Creative careers
If I had one wish for makers and builders of things, it would be that we never heard the word “creative.” I’d rebrand the type of career path we dub “creative careers,” and I’d strip away all the moments we use the very word “creative” — and there are many. We refer to people who make stuff we admire as “creative,” while some industries even call the professionals who make stuff “creatives.” All of this hides the truth:
Our jobs aren’t to “be creative.” Our jobs are to create.
We spend so much time debating, questioning ourselves, thinking we can find THE answer somewhere out there, or meet with one more person to pick their brains, or go on another YouTube or podcasting or article binge to gain inspiration.
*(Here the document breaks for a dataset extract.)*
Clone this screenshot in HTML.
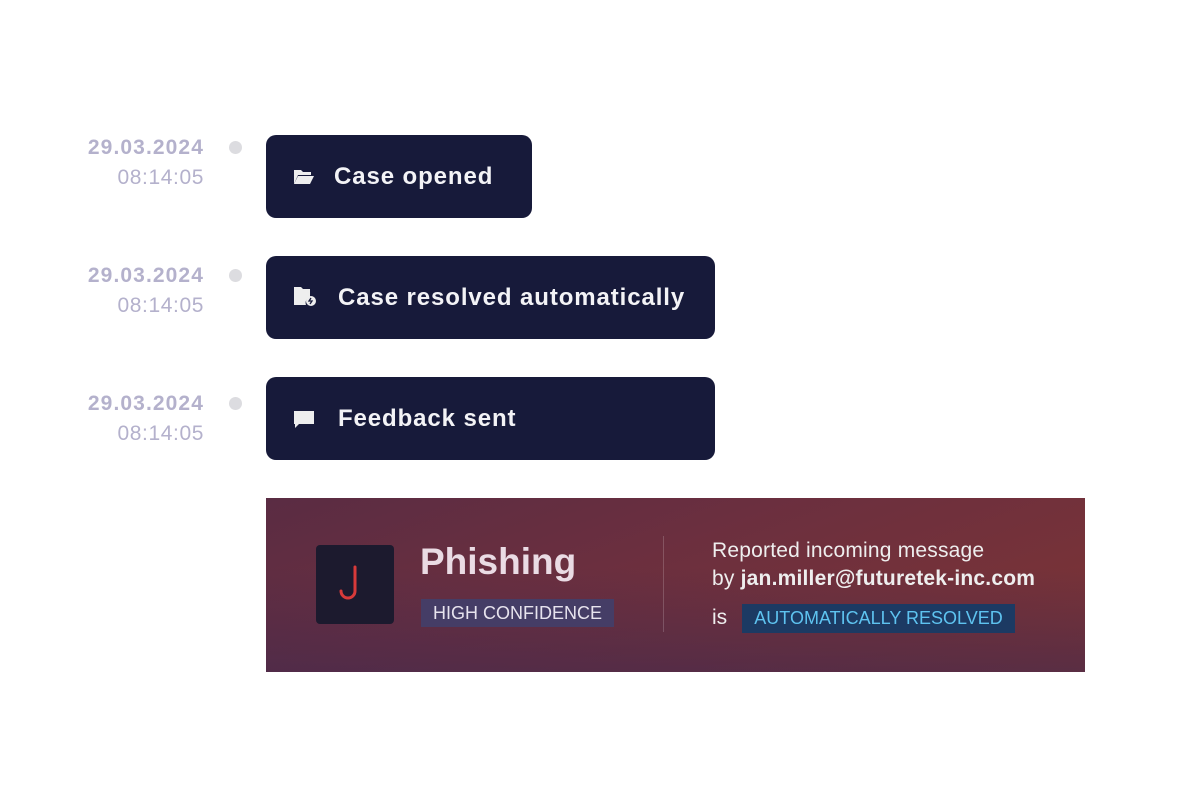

We hop between processes and note-taking apps — or maybe a new notebook? — and tinker with tools and technologies, all professing to help us “be creative.” In all of it, the most important thing is missing: creating stuff.
It’s not glamorous. It’s not public. It’s a grind of constant improvement, of gnawing on lots of problems in private, and fighting with lots of projects we inevitably put out publicly. It’s constant forward motion — because that’s all careers really are, in the end — with the goal of constant improvement as we move forward.
We can use side projects, community projects, or work projects. It doesn’t matter. What matters isn’t that we have THE idea. What matters is we turn ideas into action. That’s how we can take that next step forward, or attract that one person, which turns into two, which turns into three. The results compound across years and years of daily creative practice.
Just make a ton of stuff, consistently, all the time. You’ll be amazed by what happens.
Stop trying to “be creative.” Go create. Share your work. Get feedback. Improve. Every. Single. Stinking. Day. Forever.
That’s all a “creative career” really is.